Reproduce, word for word, the span of lines starting at the line holding "Emit a web page" and ending at the line holding "70.0, 80.2, 92.1];". Omit every picture.

*Input records:*
:::::

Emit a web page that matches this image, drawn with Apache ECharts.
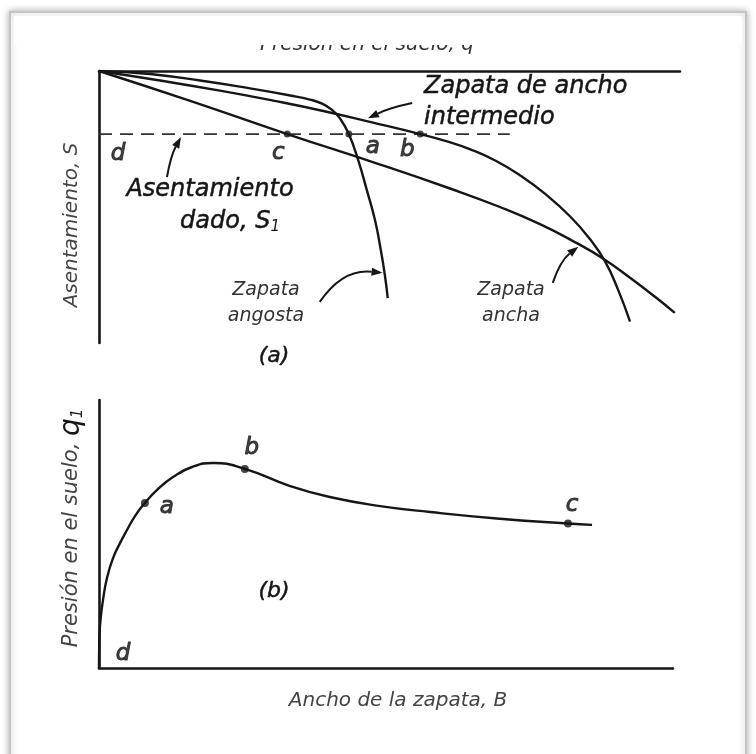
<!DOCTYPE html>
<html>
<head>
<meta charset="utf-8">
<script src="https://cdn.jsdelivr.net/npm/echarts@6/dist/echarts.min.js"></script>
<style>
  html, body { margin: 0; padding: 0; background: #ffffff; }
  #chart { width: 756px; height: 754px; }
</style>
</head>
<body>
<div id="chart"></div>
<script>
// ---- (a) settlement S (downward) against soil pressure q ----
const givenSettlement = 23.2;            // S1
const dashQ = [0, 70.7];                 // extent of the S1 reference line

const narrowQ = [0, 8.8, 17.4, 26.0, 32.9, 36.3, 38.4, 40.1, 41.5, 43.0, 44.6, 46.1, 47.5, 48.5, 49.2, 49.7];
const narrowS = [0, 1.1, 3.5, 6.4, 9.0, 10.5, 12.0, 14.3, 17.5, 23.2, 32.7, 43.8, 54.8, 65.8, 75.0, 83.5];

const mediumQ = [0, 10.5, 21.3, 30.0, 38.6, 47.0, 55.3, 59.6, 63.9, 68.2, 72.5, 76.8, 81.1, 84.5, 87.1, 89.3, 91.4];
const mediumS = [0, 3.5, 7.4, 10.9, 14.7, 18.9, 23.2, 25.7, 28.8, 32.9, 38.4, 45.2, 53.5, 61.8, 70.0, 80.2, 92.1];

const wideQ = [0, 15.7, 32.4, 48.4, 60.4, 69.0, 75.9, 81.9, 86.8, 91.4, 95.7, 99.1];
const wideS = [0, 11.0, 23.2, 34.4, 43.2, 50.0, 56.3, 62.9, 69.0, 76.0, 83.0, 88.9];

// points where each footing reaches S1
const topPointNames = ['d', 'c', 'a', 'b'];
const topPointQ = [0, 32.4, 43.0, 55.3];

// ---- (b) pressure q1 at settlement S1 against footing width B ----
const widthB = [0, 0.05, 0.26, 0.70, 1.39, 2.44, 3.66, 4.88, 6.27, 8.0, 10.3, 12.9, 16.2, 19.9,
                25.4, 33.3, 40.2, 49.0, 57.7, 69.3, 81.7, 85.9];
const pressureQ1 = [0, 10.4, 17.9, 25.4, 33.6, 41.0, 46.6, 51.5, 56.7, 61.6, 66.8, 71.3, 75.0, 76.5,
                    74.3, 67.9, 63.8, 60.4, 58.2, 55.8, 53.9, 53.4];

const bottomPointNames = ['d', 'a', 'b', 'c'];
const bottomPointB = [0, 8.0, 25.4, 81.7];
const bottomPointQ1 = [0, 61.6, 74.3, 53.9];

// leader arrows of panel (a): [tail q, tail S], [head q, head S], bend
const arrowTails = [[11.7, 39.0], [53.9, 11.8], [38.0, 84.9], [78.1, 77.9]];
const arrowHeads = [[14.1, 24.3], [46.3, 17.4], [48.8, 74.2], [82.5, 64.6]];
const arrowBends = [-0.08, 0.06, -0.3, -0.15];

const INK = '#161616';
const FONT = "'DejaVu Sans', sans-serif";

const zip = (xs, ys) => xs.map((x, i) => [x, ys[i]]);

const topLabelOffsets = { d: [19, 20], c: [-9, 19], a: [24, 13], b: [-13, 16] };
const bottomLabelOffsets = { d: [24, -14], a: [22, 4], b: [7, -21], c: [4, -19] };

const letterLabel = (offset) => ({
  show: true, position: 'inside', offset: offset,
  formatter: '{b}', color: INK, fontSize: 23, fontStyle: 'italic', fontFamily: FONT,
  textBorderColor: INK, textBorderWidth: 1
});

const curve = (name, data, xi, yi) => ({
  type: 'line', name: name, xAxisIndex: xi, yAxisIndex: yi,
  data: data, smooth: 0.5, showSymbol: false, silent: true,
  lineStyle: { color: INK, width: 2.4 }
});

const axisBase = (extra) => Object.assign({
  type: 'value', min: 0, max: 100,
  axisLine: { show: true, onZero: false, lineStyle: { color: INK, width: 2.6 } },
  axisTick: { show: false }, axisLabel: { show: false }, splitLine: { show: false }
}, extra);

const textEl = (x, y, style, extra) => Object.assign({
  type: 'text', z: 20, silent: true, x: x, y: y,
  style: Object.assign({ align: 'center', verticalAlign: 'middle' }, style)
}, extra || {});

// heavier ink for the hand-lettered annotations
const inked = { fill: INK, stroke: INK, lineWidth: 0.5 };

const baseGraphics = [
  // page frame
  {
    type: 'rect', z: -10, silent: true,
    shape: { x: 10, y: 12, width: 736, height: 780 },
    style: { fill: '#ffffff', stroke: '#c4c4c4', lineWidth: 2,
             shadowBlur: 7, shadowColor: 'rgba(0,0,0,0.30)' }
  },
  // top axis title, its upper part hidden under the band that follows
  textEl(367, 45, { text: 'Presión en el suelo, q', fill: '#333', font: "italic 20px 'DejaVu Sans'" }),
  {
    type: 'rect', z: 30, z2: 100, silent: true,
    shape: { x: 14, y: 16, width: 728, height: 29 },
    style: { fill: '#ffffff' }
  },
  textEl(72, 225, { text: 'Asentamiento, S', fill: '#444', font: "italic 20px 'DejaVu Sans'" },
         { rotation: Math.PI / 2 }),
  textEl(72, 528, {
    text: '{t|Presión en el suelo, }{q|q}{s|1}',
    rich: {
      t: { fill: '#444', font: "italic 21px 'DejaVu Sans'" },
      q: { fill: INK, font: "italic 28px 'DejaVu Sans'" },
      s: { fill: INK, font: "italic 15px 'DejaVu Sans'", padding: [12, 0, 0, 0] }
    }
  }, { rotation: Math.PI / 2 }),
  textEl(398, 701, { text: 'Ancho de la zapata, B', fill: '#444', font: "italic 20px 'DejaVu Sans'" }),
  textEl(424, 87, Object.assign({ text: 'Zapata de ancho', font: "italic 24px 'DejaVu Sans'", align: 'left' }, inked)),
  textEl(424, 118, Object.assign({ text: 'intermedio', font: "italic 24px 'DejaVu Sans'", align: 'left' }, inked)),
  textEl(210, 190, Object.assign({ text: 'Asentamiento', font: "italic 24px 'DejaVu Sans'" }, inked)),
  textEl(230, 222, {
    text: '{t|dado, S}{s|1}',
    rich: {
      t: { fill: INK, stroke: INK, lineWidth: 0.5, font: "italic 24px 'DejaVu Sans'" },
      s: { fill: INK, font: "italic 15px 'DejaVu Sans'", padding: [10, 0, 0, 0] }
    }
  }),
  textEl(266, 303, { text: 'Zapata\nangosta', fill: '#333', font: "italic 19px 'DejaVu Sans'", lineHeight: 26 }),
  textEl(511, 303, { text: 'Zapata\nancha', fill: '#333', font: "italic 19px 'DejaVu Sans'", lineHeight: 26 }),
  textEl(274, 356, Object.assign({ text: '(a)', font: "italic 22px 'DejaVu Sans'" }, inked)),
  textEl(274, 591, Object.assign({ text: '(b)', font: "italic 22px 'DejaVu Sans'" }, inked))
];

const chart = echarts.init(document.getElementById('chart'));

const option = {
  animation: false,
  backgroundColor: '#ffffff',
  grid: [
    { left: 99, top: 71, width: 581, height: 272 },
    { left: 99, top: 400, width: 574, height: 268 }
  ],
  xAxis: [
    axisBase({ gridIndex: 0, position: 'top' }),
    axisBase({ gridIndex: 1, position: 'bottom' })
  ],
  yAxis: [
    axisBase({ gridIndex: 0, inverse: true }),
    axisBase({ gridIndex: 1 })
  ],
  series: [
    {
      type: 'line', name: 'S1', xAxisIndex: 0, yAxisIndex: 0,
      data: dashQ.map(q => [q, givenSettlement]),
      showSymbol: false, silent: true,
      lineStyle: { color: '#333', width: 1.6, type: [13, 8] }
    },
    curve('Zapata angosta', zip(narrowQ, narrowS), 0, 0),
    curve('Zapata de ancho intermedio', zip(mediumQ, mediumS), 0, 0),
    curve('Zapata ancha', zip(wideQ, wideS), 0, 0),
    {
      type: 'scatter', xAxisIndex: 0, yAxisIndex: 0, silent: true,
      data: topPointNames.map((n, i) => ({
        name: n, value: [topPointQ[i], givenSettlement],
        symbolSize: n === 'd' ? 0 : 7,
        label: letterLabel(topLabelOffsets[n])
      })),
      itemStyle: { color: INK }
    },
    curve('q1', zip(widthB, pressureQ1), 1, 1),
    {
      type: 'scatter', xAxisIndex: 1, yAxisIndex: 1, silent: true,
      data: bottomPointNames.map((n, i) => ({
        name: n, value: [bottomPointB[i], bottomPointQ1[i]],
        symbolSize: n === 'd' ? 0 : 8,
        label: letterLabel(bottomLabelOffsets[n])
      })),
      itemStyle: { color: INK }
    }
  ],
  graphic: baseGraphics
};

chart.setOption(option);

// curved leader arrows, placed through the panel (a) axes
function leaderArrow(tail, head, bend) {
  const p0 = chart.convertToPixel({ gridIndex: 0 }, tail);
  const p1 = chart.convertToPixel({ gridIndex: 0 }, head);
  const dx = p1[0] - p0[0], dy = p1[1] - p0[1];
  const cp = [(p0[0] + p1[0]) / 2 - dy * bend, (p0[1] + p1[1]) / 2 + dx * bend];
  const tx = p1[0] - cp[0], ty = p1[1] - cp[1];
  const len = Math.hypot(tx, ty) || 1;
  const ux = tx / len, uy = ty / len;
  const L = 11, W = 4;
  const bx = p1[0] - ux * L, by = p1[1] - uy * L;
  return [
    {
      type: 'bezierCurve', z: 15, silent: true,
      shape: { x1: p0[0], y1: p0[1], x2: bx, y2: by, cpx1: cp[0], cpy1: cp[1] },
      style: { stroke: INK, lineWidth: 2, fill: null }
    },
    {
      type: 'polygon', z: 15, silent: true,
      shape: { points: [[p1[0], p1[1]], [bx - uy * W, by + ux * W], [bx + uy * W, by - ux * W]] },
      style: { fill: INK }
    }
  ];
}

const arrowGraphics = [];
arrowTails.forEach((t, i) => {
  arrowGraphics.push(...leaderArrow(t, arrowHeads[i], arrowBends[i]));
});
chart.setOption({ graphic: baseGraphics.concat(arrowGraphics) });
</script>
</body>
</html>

:::::

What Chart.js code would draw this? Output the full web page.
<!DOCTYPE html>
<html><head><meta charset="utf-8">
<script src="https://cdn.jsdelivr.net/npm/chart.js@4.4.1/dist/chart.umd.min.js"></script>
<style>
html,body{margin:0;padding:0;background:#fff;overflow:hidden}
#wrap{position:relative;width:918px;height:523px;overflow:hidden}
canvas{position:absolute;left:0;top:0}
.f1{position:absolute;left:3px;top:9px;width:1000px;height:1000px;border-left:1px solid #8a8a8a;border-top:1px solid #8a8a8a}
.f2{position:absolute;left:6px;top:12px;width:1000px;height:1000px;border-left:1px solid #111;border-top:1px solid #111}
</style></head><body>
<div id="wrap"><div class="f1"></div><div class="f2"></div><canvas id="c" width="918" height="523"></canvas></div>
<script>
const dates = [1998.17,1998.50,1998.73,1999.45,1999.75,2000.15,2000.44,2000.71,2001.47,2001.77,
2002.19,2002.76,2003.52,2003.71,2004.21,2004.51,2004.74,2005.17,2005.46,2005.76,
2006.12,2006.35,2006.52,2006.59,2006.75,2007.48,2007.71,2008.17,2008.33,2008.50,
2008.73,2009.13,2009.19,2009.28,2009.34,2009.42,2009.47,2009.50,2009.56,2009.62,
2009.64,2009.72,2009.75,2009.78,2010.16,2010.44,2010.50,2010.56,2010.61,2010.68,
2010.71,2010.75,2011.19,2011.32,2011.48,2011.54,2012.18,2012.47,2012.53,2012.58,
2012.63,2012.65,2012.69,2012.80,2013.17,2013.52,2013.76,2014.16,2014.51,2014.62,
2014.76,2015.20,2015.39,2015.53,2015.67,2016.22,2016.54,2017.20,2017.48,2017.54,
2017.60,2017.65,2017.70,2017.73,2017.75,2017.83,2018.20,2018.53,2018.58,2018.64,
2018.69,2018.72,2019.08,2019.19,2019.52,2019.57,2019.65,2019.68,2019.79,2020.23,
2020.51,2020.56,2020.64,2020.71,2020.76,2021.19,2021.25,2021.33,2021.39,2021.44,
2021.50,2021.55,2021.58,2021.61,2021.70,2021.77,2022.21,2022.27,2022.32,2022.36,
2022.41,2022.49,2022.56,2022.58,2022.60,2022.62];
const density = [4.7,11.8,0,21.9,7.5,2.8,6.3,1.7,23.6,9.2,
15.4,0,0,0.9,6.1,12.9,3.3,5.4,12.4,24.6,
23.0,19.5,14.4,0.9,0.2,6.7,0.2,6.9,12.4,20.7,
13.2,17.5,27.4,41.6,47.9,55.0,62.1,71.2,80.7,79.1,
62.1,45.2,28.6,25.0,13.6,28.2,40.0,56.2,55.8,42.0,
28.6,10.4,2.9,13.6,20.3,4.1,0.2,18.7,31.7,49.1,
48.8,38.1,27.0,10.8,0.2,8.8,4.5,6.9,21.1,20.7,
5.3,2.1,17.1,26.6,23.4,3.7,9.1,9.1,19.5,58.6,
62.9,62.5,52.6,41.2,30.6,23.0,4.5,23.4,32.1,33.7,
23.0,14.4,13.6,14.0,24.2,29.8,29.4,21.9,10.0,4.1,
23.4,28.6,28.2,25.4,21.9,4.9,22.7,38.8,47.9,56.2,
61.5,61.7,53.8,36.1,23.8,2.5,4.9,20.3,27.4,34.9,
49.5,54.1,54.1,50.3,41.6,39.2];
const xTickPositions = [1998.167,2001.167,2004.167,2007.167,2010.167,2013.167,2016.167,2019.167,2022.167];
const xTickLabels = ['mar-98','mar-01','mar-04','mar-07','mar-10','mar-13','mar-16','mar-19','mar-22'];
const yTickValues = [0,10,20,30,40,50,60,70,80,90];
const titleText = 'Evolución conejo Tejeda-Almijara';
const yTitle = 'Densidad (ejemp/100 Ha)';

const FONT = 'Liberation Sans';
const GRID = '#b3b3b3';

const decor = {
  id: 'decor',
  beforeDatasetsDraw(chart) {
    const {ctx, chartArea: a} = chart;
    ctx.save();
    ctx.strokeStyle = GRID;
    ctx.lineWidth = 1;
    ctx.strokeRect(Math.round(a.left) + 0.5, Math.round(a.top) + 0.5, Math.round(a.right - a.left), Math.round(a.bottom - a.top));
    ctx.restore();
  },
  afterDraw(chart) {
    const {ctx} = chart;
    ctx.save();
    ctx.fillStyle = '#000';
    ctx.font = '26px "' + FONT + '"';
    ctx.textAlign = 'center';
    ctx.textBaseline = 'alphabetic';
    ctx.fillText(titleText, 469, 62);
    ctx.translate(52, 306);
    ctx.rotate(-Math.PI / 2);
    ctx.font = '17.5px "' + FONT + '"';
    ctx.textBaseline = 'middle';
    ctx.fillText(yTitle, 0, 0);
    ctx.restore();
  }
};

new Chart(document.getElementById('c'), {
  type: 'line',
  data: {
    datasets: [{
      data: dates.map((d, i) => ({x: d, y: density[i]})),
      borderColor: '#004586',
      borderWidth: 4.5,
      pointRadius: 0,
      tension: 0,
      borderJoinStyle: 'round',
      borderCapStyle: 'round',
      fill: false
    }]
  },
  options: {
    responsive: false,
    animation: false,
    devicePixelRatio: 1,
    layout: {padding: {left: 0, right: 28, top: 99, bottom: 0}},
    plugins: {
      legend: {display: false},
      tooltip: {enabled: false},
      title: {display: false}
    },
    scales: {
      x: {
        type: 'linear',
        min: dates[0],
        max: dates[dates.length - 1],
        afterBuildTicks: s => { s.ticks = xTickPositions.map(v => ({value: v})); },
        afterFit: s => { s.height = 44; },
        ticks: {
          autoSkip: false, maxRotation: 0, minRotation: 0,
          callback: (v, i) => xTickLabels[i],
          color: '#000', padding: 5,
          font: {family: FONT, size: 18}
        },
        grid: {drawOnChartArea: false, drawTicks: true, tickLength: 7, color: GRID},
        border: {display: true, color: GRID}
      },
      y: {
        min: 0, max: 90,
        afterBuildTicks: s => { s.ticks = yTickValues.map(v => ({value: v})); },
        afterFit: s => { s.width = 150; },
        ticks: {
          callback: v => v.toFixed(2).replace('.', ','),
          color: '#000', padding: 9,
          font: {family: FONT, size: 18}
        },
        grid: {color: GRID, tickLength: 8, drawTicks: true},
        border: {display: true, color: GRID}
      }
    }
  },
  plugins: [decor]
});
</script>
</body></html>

:::::

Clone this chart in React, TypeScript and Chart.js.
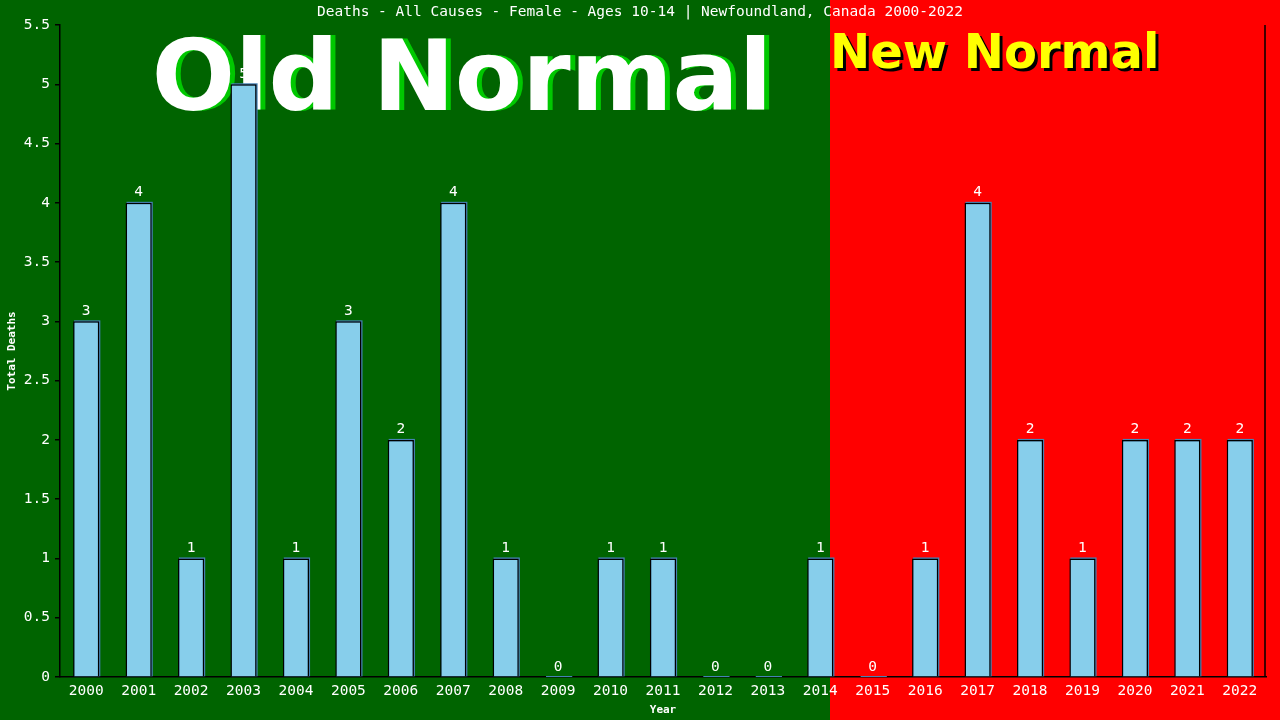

:::::

*Task solution:*
Emit a web page that matches this image, drawn with Apache ECharts.
<!DOCTYPE html>
<html>
<head>
<meta charset="utf-8">
<script src="https://cdn.jsdelivr.net/npm/echarts@6/dist/echarts.min.js"></script>
<style>
  html, body { margin: 0; padding: 0; background: #ffffff; }
  #chart { width: 756px; height: 754px; }
</style>
</head>
<body>
<div id="chart"></div>
<script>
// ---- (a) settlement S (downward) against soil pressure q ----
const givenSettlement = 23.2;            // S1
const dashQ = [0, 70.7];                 // extent of the S1 reference line

const narrowQ = [0, 8.8, 17.4, 26.0, 32.9, 36.3, 38.4, 40.1, 41.5, 43.0, 44.6, 46.1, 47.5, 48.5, 49.2, 49.7];
const narrowS = [0, 1.1, 3.5, 6.4, 9.0, 10.5, 12.0, 14.3, 17.5, 23.2, 32.7, 43.8, 54.8, 65.8, 75.0, 83.5];

const mediumQ = [0, 10.5, 21.3, 30.0, 38.6, 47.0, 55.3, 59.6, 63.9, 68.2, 72.5, 76.8, 81.1, 84.5, 87.1, 89.3, 91.4];
const mediumS = [0, 3.5, 7.4, 10.9, 14.7, 18.9, 23.2, 25.7, 28.8, 32.9, 38.4, 45.2, 53.5, 61.8, 70.0, 80.2, 92.1];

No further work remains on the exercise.